5 Things We Can Learn About Aging Well From Japan

Elderly people use pairs of wooden dumbbells exercise during a health promotion event at a Tokyo temple on Respect the Aged D
Elderly people use pairs of wooden dumbbells exercise during a health promotion event at a Tokyo temple on Respect the Aged Day, Monday, Sept. 17, 2007. Nearly 22 percent of Japan's population is aged 65 or older, a new high in one of the world's most rapidly aging societies, according to a government data. (AP Photo/Koji Sasahara)

Japan is winning the gray race. Today, one in five people in Japan is 65 or older and by 2035 that number is expected to reach one in three. By comparison, in the U.S., our senior population won't reach 20 percent until 2050. Still, the aging of America is coming and as Senior Planet recently noted, the Japanese have come up with a few innovations worth keeping an eye on.

1) Community time-banking.
As adult children both here and in Japan move away from their parents and home cities, the problem of who will care of aging relatives takes on greater urgency. The Fureai Kippu or "Ticket for a Caring Relationship" system provides care for older people through the exchange of time credits. People donate their time by helping a senior and are issued tickets as payment which can then be used by a senior to "buy" services. Anyone can earn these tickets -- seniors helping another senior, someone younger helping any older person in the community -- and the tickets are used to pay for things like a ride to a medical appointment or a trip to the grocery store.

Adult children who have moved away can earn tickets by helping seniors who live near them and then send the tickets they earned to their own parents. The program of complementary community currency was initiated in 1995 in Japan through the Sawayaka Welfare Foundation. It's been widely embraced in China, which now has the largest program.

While certainly people could pay someone to drive Mom or Dad to the doctor, we like the Fureai Kippu method for a number of reasons: It is community-based and feels more personal. It also allows adult children to fulfill their own traditional and emotional need to care for aging relatives by caring for someone else's parents and earning tickets that they can send to their own family members. It just keeps it closer to the heart.

2) A senior smartphone.
Adapting technology for easier use by seniors is a no-brainer for any company hoping to compete in the aging market.
The Japanese manufacturer Fujitsu's Raku Raku Android smartphone was designed with older people in mind. The touchscreen features larger icons and text size, and there are fewer apps on the home screen to lessen any confusion. It has basic apps such as the phone dialer, phone book, email and weather forecast. It was introduced in France and the U.S. market may be next.

An observation: Simple terminology changes would make some technology more easily accessible. Seniors identify with words like "phone book," instead of "contacts." "GPS" may be meaningless while "map" is more readily understood. Why add to the problem?

3) Smart canes.
Well, why not?

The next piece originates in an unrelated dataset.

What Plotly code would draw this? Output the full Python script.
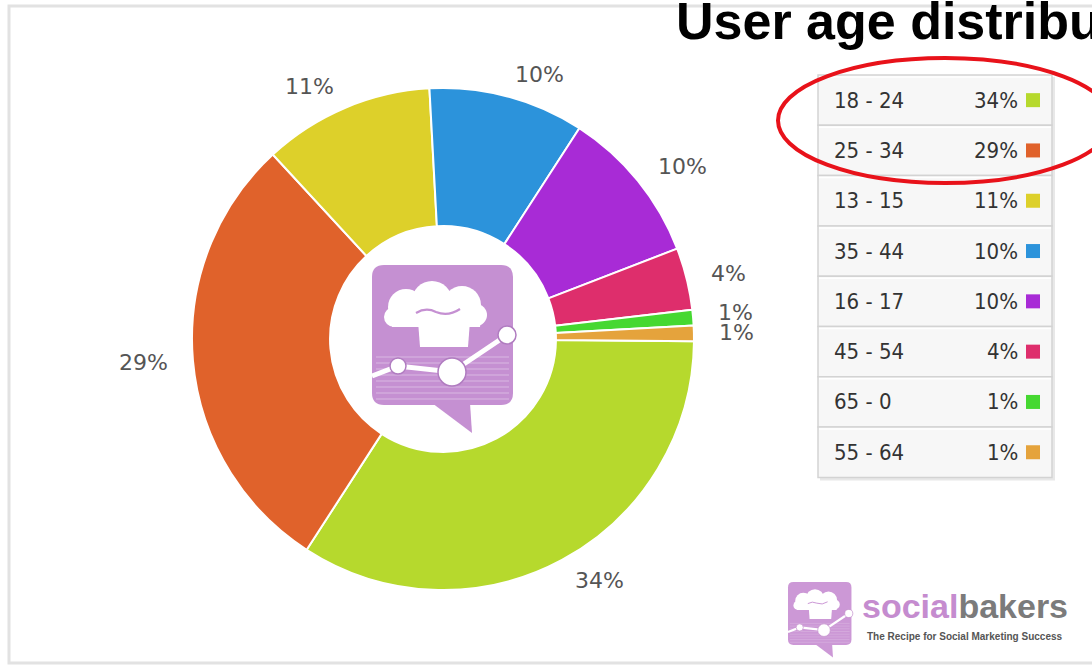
import math
import plotly.graph_objects as go

# ---------------- data ----------------
age_groups = ["18 - 24", "25 - 34", "13 - 15", "35 - 44", "16 - 17", "45 - 54", "65 - 0", "55 - 64"]
shares = [34, 29, 11, 10, 10, 4, 1, 1]
slice_colors = ["#b6d92d", "#e0622b", "#ddd02a", "#2c93db", "#a82bd6", "#de2e6c", "#46d831", "#e5a33c"]
title_text = "User age distribution"
brand_a = "social"
brand_b = "bakers"
tagline = "The Recipe for Social Marketing Success"

# ---------------- geometry helpers ----------------
W, H = 1092, 672


def px(x):
    return x / W


def py(y):
    return 1 - y / H


cx, cy, R = 443, 339, 251
hole = 0.45
rotation = 90.5

fig = go.Figure()
fig.add_trace(go.Pie(
    values=shares, labels=age_groups,
    marker=dict(colors=slice_colors, line=dict(color="white", width=2)),
    hole=hole, sort=False, direction="clockwise", rotation=rotation,
    textinfo="none", hoverinfo="label+percent", showlegend=False,
    domain=dict(x=[px(cx - R), px(cx + R)], y=[py(cy + R), py(cy - R)]),
))

shapes = []
annotations = []

# chart frame
shapes.append(dict(type="rect", xref="paper", yref="paper", x0=px(9), x1=px(1100), y0=py(663), y1=py(6),
                   line=dict(color="#e2e2e2", width=3), layer="below"))

# slice labels: vertical position from the slice's mid angle, horizontal position on a
# label circle, anchored on the side facing the pie; labels too close are pushed apart
total = sum(shares)
cum = 0
label_r = 274
min_gap = 20
labels_pos = []
for v in shares:
    mid = (cum + v / 2) / total * 360 + (rotation - 90)
    cum += v
    a = math.radians(mid)
    ly = cy + label_r * math.sin(a)
    right = math.cos(a) >= 0
    labels_pos.append([v, ly, right])

for side in (True, False):
    idx = sorted([i for i, p in enumerate(labels_pos) if p[2] == side], key=lambda i: labels_pos[i][1],
                 reverse=True)
    for k in range(1, len(idx)):
        lower = labels_pos[idx[k - 1]]
        upper = labels_pos[idx[k]]
        if lower[1] - upper[1] < min_gap:
            upper[1] = lower[1] - min_gap

for v, ly, right in labels_pos:
    dy = ly - cy
    dx = math.sqrt(max(label_r ** 2 - dy ** 2, 0))
    lx = cx + dx if right else cx - dx
    annotations.append(dict(x=px(lx), y=py(ly), xref="paper", yref="paper", text=f"{v}%", showarrow=False,
                            font=dict(family="DejaVu Sans", size=22, color="#555555"),
                            xanchor="left" if right else "right", yanchor="middle"))


# ---------------- logo drawing ----------------
def logo(ox, oy, s, fill, ring):
    def X(x):
        return px(ox + x * s)

    def Y(y):
        return py(oy + y * s)

    def path(pts, close=True):
        d = "M " + " L ".join(f"{X(a)},{Y(b)}" for a, b in pts)
        return d + (" Z" if close else "")

    w, h, r = 141, 140, 12
    d = (f"M {X(r)},{Y(0)} L {X(w - r)},{Y(0)} Q {X(w)},{Y(0)} {X(w)},{Y(r)} "
         f"L {X(w)},{Y(h - r)} Q {X(w)},{Y(h)} {X(w - r)},{Y(h)} L {X(r)},{Y(h)} "
         f"Q {X(0)},{Y(h)} {X(0)},{Y(h - r)} L {X(0)},{Y(r)} Q {X(0)},{Y(0)} {X(r)},{Y(0)} Z")
    shapes.append(dict(type="path", xref="paper", yref="paper", path=d, fillcolor=fill, line=dict(width=0)))
    # tail
    shapes.append(dict(type="path", xref="paper", yref="paper", path=path([(60, 138), (98, 138), (100, 168)]),
                       fillcolor=fill, line=dict(width=0)))
    # chef hat
    for (ccx, ccy, rr) in [(34, 42, 18), (60, 36, 20), (90, 40, 19), (104, 50, 11), (22, 52, 10)]:
        shapes.append(dict(type="circle", xref="paper", yref="paper", x0=X(ccx - rr), x1=X(ccx + rr),
                           y0=Y(ccy + rr), y1=Y(ccy - rr), fillcolor="white", line=dict(width=0)))
    shapes.append(dict(type="path", xref="paper", yref="paper",
                       path=path([(20, 44), (110, 44), (108, 62), (20, 62)]), fillcolor="white", line=dict(width=0)))
    shapes.append(dict(type="path", xref="paper", yref="paper",
                       path=path([(46, 56), (98, 56), (96, 82), (48, 82)]), fillcolor="white", line=dict(width=0)))
    # squiggle on the hat
    sq = (f"M {X(44)},{Y(48)} Q {X(54)},{Y(42)} {X(64)},{Y(47)} Q {X(76)},{Y(52)} {X(88)},{Y(44)}")
    shapes.append(dict(type="path", xref="paper", yref="paper", path=sq,
                       line=dict(color=fill, width=max(1, 2.2 * s))))
    # faint stripes in the lower part of the bubble
    for yy in range(92, 136, 6):
        shapes.append(dict(type="line", xref="paper", yref="paper", x0=X(4), x1=X(137), y0=Y(yy), y1=Y(yy),
                           line=dict(color="rgba(255,255,255,0.18)", width=max(0.5, 2 * s))))
    # chart line
    shapes.append(dict(type="path", xref="paper", yref="paper",
                       path=path([(0, 111), (26, 101), (80, 107), (135, 70)], close=False),
                       line=dict(color="white", width=max(1.5, 5 * s))))
    for (ccx, ccy, rr) in [(26, 101, 8), (80, 107, 14), (135, 70, 9)]:
        shapes.append(dict(type="circle", xref="paper", yref="paper", x0=X(ccx - rr), x1=X(ccx + rr),
                           y0=Y(ccy + rr), y1=Y(ccy - rr), fillcolor="white",
                           line=dict(color=ring, width=max(0.5, 1.5 * s))))


logo(372, 265, 1.0, "#c590d2", "#b07cc0")
logo(788, 582, 0.45, "#cc98d6", "#c08ac9")

# brand text
annotations.append(dict(x=px(860), y=py(606), xref="paper", yref="paper", showarrow=False,
                        xanchor="left", yanchor="middle",
                        text=f"<b><span style='color:#c58ccf'>{brand_a}</span><span style='color:#7b7b7b'>{brand_b}</span></b>",
                        font=dict(family="Liberation Sans", size=34)))
annotations.append(dict(x=px(865), y=py(636), xref="paper", yref="paper", showarrow=False,
                        xanchor="left", yanchor="middle", text=f"<b>{tagline}</b>",
                        font=dict(family="Liberation Sans Narrow, Liberation Sans", size=10, color="#555555")))

# ---------------- legend table ----------------
row_top, row_h = 75, 50.3
t_left, t_right = 818, 1052
n = len(age_groups)
# shadow
shapes.append(dict(type="rect", xref="paper", yref="paper", x0=px(t_left + 2), x1=px(t_right + 3),
                   y0=py(row_top + n * row_h + 3), y1=py(row_top + 2), fillcolor="#e8e8e8", line=dict(width=0)))
for i, (g, v, c) in enumerate(zip(age_groups, shares, slice_colors)):
    y0 = row_top + i * row_h
    y1 = y0 + row_h
    ym = (y0 + y1) / 2
    shapes.append(dict(type="rect", xref="paper", yref="paper", x0=px(t_left), x1=px(t_right),
                       y0=py(y1), y1=py(y0), fillcolor="#f7f7f7", line=dict(color="#d3d3d3", width=1.5)))
    shapes.append(dict(type="line", xref="paper", yref="paper", x0=px(t_left + 1), x1=px(t_right - 1),
                       y0=py(y0 + 2), y1=py(y0 + 2), line=dict(color="#ffffff", width=1.5)))
    annotations.append(dict(x=px(832), y=py(ym), xref="paper", yref="paper", text=g, showarrow=False,
                            xanchor="left", yanchor="middle",
                            font=dict(family="DejaVu Sans Condensed, DejaVu Sans", size=22, color="#333333")))
    annotations.append(dict(x=px(1020), y=py(ym), xref="paper", yref="paper", text=f"{v}%", showarrow=False,
                            xanchor="right", yanchor="middle",
                            font=dict(family="DejaVu Sans Condensed, DejaVu Sans", size=22, color="#333333")))
    shapes.append(dict(type="rect", xref="paper", yref="paper", x0=px(1026), x1=px(1040),
                       y0=py(ym + 7), y1=py(ym - 7), fillcolor=c, line=dict(width=0)))

# red highlight ellipse around the top two rows
shapes.append(dict(type="circle", xref="paper", yref="paper", x0=px(778), x1=px(1112), y0=py(183), y1=py(58),
                   line=dict(color="#e8121a", width=4), fillcolor="rgba(0,0,0,0)"))

# title (cut off at the right edge, as in the reference)
annotations.append(dict(x=px(674), y=py(21), xref="paper", yref="paper", text=f"<b>{title_text}</b>",
                        showarrow=False, xanchor="left", yanchor="middle",
                        font=dict(family="Liberation Sans", size=52, color="#000000")))

fig.update_layout(
    width=W, height=H, margin=dict(l=0, r=0, t=0, b=0),
    paper_bgcolor="white", plot_bgcolor="white",
    shapes=shapes, annotations=annotations,
)

fig.write_html("out.html", config={"displayModeBar": False},
               post_script="document.body.style.margin='0';document.body.style.overflow='hidden';")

Fujitsu also has a walking stick prototype that comes with a built-in navigation system that not only provides the user with arrows to point them in the right direction to their destination, but allows others to track the walker's movements. “The Next Generation” cane monitors heart rate and temperature and if necessary, can call for assistance.

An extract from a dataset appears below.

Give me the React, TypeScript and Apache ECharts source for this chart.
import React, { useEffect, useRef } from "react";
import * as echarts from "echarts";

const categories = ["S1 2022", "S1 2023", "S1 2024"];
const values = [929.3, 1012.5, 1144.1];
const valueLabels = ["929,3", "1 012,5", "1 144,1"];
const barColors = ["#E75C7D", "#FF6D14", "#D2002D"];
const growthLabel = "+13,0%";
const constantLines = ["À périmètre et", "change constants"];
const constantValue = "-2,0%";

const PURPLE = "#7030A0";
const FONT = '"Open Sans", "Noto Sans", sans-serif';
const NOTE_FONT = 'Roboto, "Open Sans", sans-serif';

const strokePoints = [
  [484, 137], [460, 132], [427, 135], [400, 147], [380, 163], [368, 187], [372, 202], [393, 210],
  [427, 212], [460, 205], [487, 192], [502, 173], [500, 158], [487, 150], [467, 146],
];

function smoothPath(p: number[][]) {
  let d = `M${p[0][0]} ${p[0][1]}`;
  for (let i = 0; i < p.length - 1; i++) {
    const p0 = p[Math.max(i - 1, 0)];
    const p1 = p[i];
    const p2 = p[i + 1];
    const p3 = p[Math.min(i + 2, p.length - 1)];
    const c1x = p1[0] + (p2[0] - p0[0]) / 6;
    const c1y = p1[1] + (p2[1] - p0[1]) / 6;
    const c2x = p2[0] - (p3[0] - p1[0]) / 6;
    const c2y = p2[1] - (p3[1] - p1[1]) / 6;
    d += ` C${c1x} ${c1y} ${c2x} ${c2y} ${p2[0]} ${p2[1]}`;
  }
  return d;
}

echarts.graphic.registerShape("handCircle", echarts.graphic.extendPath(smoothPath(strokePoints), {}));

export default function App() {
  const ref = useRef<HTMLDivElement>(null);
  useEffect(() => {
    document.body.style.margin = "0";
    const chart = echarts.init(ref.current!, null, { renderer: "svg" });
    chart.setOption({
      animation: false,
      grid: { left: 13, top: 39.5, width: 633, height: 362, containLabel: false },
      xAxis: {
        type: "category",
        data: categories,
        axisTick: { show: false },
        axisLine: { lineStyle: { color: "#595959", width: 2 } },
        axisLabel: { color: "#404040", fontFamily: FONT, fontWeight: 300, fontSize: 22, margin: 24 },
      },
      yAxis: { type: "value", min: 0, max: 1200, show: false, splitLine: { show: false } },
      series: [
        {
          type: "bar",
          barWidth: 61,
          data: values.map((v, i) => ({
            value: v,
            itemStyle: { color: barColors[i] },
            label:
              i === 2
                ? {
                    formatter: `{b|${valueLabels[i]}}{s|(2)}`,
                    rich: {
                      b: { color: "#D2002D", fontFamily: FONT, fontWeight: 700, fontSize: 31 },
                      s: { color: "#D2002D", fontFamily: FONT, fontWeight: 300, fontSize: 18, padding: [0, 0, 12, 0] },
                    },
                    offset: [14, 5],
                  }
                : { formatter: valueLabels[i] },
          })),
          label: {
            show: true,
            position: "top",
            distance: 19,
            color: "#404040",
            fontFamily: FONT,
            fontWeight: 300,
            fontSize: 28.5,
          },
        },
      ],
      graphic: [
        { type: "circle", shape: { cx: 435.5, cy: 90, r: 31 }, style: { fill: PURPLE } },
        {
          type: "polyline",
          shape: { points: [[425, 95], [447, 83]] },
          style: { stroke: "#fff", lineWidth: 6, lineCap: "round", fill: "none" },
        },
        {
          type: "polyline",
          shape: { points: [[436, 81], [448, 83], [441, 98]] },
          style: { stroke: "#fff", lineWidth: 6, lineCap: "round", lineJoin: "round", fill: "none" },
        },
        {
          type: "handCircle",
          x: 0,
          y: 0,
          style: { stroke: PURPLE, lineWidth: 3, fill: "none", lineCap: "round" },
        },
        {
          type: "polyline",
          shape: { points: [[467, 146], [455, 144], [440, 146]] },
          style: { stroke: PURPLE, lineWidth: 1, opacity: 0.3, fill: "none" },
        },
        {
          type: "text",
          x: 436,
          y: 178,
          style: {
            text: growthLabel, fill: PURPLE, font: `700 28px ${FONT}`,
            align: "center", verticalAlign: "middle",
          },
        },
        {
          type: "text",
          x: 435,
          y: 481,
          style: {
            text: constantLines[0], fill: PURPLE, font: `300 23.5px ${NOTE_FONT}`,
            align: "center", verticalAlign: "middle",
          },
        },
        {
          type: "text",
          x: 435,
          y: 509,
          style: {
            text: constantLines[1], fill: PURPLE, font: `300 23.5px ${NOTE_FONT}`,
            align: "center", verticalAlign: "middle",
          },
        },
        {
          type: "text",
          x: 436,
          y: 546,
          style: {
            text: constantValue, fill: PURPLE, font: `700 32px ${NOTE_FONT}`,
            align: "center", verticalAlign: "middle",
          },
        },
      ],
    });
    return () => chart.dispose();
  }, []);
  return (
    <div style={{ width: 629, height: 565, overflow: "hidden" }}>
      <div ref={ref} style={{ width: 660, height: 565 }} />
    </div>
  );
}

Closer to home, the Isowalk smart walking stick aims to build a better mousetrap. It's more cane than walking stick, but it avoids concentrated weight loads on the user's wrist by adapting itself to the walker’s weight, wrist pressure, and gait.

4) Senior-friendly shopping center.
The first senior-friendly shopping center opened last year in Funabashi, Japan. Under the same roof, seniors can find same-day service for bifocals and buy groceries that are housed on shelves with large-type price tags while they wait for their glasses to be ready. Even the escalators move at a little slower speed. About 5,000 people were lined up to get in on opening day, reported the Japan Daily Press.

5) Robots.
Robots that vacuum may seem so 15 minutes ago, but robots that help improve the lives of the elderly and disabled are on every research and development company's short list. Senior Planet looked at an autopilot wheelchair with a laser sensor and a camera to keep it from crashing into obstacles and other people. The wheelchair can move through congested areas with ease, something that will matter to seniors living in urban areas like New York.